Mais il ne sera pas dit que le vieux continent reste inaccessible à la vieille maison du Michigan. Depuis 2005, elle commercialise en Europe des autos fabriquées en Corée sous sa vieille et mythique marque Chevrolet. Une bonne idée puisqu’en 2011, six ans seulement après son introduction sur le marché, il s’en vendait 206 000 en Europe. Pas suffisant. GM, à son habitude, a besoin de cash très vite et va passer à côté d’une occasion en or d’en engranger un peu plus tard. En 2013, la firme décide d’arrêter les frais. C’en est fini pour Chevrolet par ici, histoire de ne pas faire de l’ombre à la filiale Opel qui perd de l’argent tant et plus. Et pourtant. Chevrolet avait inventé un genre : la voiture (presque) low cost, lookée et bien équipée. Une idée que Fiat avec sa Tipo et Ford avec sa Ka + ont récupéré depuis. Et plutôt que d’attendre la montée en gamme d’Opel, en train de se produire, et qui évitait que les deux marques ne se cannibalisent, GM a préféré jeter le bébé Chevrolet il y a quelque temps, et l’eau du bain Opel aujourd’hui.
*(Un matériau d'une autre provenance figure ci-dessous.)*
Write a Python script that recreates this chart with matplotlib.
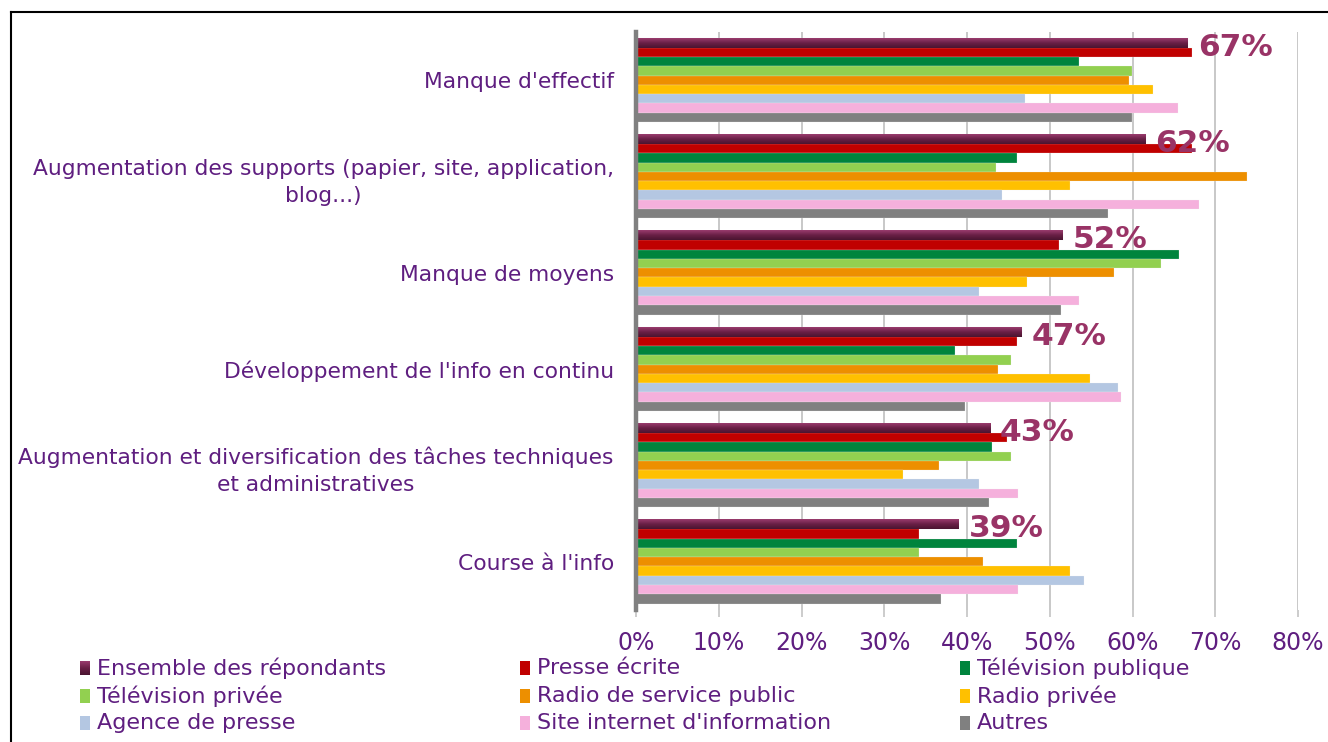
import numpy as np
import matplotlib
matplotlib.use("Agg")
import matplotlib.pyplot as plt
from matplotlib.colors import LinearSegmentedColormap
from matplotlib.patches import Rectangle
from matplotlib.lines import Line2D

categories = [
    "Manque d'effectif",
    "Augmentation des supports (papier, site, application,\nblog...)",
    "Manque de moyens",
    "Développement de l'info en continu",
    "Augmentation et diversification des tâches techniques\net administratives",
    "Course à l'info",
]
series_names = [
    "Ensemble des répondants", "Presse écrite", "Télévision publique",
    "Télévision privée", "Radio de service public", "Radio privée",
    "Agence de presse", "Site internet d'information", "Autres",
]
ensemble = [66.7, 61.6, 51.6, 46.6, 42.8, 39.0]
presse_ecrite = [67.2, 67.2, 51.1, 46.1, 44.8, 34.2]
tv_publique = [53.5, 46.1, 65.6, 38.5, 43.0, 46.1]
tv_privee = [59.9, 43.5, 63.5, 45.3, 45.3, 34.2]
radio_sp = [59.6, 73.8, 57.8, 43.7, 36.6, 41.9]
radio_privee = [62.5, 52.4, 47.3, 54.9, 32.3, 52.4]
agence = [47.0, 44.2, 41.5, 58.2, 41.5, 54.1]
site_internet = [65.5, 68.0, 53.5, 58.6, 46.2, 46.2]
autres = [59.9, 57.0, 51.4, 39.8, 42.7, 36.9]
xticks = [0, 10, 20, 30, 40, 50, 60, 70, 80]

series_values = [ensemble, presse_ecrite, tv_publique, tv_privee, radio_sp,
                 radio_privee, agence, site_internet, autres]
colors = ["#6E2447", "#C00000", "#00843D", "#92D050", "#ED8F00",
          "#FFC000", "#B4C7E2", "#F5B0DC", "#808080"]

text_color = "#5F1E80"
label_color = "#993366"
grad_cmap = LinearSegmentedColormap.from_list("ens", ["#9A3C6E", "#6A2046", "#4A1430"])

fig = plt.figure(figsize=(13.28, 7.42), dpi=100)
ax = fig.add_axes([636 / 1328, 1 - 610 / 742, (1298 - 636) / 1328, (610 - 32) / 742])

n = len(series_values)
bar_h = 0.87 / n
y = np.arange(len(categories))
containers = []
for i, (vals, c) in enumerate(zip(series_values, colors)):
    offs = y - 0.435 + bar_h * (i + 0.5)
    bc = ax.barh(offs, vals, height=bar_h, color=c, edgecolor="#F4F4F4",
                 linewidth=0.15, zorder=3)
    containers.append(bc)

ax.set_xlim(0, 80)
ax.set_ylim(len(categories) - 0.5, -0.5)

# gradient for the "Ensemble" bars
grad = np.linspace(0, 1, 64).reshape(-1, 1)
for p in containers[0].patches:
    x0, w = p.get_x(), p.get_width()
    y0, h = p.get_y(), p.get_height()
    p.set_facecolor("none")
    ax.imshow(grad, cmap=grad_cmap, aspect="auto", origin="upper",
              extent=(x0, x0 + w, y0 + h, y0), zorder=3.5, interpolation="bilinear")
ax.set_xlim(0, 80)
ax.set_ylim(len(categories) - 0.5, -0.5)

# value labels for the "Ensemble" bars
for p, v in zip(containers[0].patches, ensemble):
    ax.annotate(f"{v:.0f}%", xy=(p.get_x() + p.get_width(), p.get_y() + p.get_height() / 2),
                xytext=(7, -3), textcoords="offset points", va="center", ha="left",
                fontsize=22.5, fontweight="bold", color=label_color, zorder=5)

ax.set_xticks(xticks)
ax.set_xticklabels([f"{t}%" for t in xticks], color=text_color, fontsize=17)
ax.set_yticks(y)
ax.set_yticklabels(categories, color=text_color, fontsize=15.7,
                   multialignment="center", linespacing=1.45)
ax.tick_params(axis="y", length=0, pad=16)
ax.tick_params(axis="x", length=5, color="#C8C8C8", width=1.3, pad=10)
ax.grid(axis="x", color="#C8C8C8", linewidth=1.4, zorder=0)
ax.set_axisbelow(True)
for s in ["top", "right", "bottom"]:
    ax.spines[s].set_visible(False)
ax.spines["left"].set_color("#808080")
ax.spines["left"].set_linewidth(3.2)
ax.spines["left"].set_zorder(6)

# legend (row-major, 3 columns)
col_x = [80, 520, 960]
row_y = [668, 696, 723]
for i, (name, c) in enumerate(zip(series_names, colors)):
    r, k = divmod(i, 3)
    mx = col_x[k] / 1328
    my = 1 - (row_y[r] + 7) / 742
    mw, mh = 10 / 1328, 14 / 742
    if i == 0:
        lax = fig.add_axes([mx, my, mw, mh])
        lax.imshow(grad, cmap=grad_cmap, aspect="auto", interpolation="bilinear")
        lax.axis("off")
    else:
        fig.patches.append(Rectangle((mx, my), mw, mh, transform=fig.transFigure,
                                     facecolor=c, edgecolor="none"))
    fig.text((col_x[k] + 17) / 1328, 1 - row_y[r] / 742, name, color=text_color,
             fontsize=16, va="center", ha="left")

# outer frame
fig.add_artist(Line2D([10.5 / 1328, 10.5 / 1328], [1 - 12 / 742, 0], transform=fig.transFigure,
                      color="black", linewidth=1.5))
fig.add_artist(Line2D([10.5 / 1328, 1], [1 - 12 / 742, 1 - 12 / 742], transform=fig.transFigure,
                      color="black", linewidth=1.5))

fig.savefig("out.png", dpi=100, facecolor="white")
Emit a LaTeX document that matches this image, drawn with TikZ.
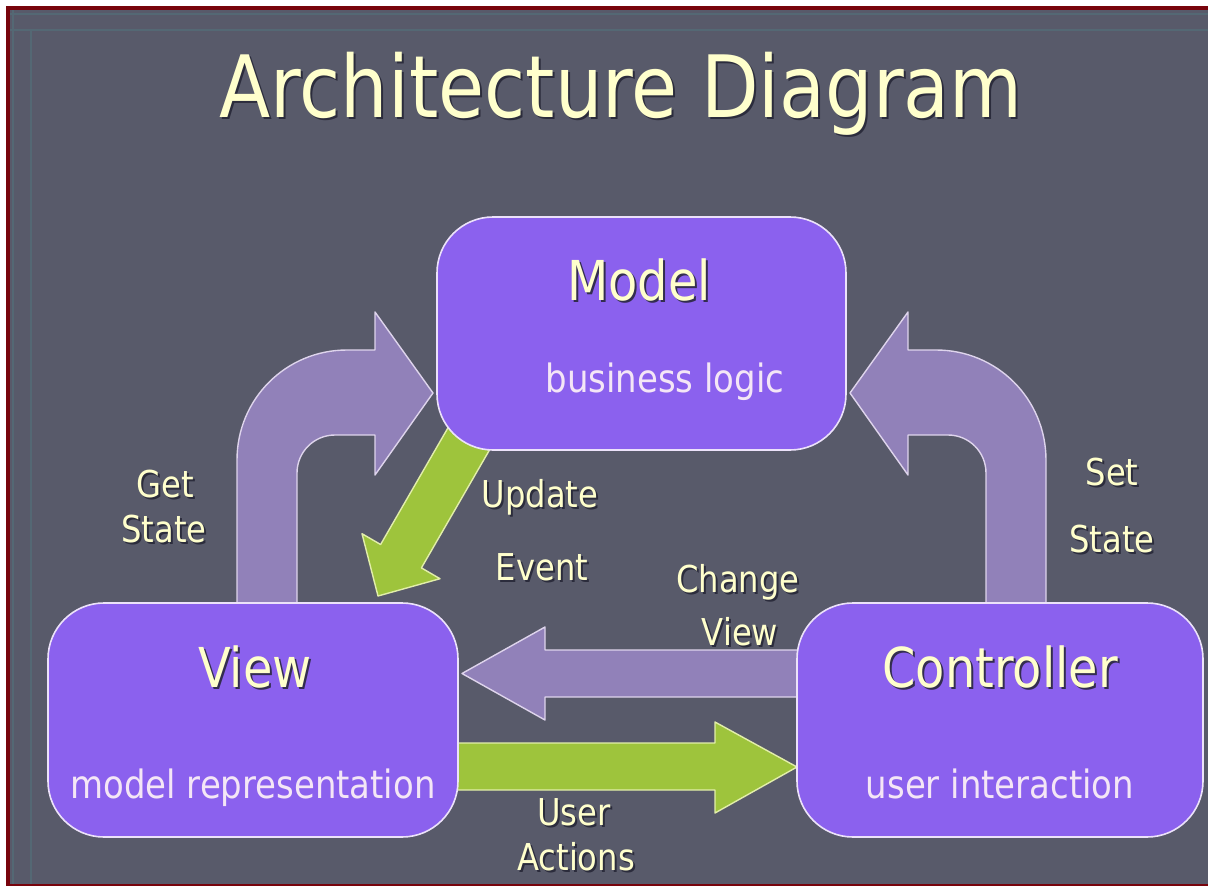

Cette énième déconvenue du géant de Detroit sur le vieux continent témoigne en tout cas d’une gouvernance par l’urgence. Sauf que, lorsqu’elle perdure pendant plusieurs décennies et sous le mandat de plusieurs patrons, ce n’est pas d’un simple tâtonnement hasardeux qu’il s’agit, mais d’une stratégie à long terme. Une stratégie pour le moins curieuse.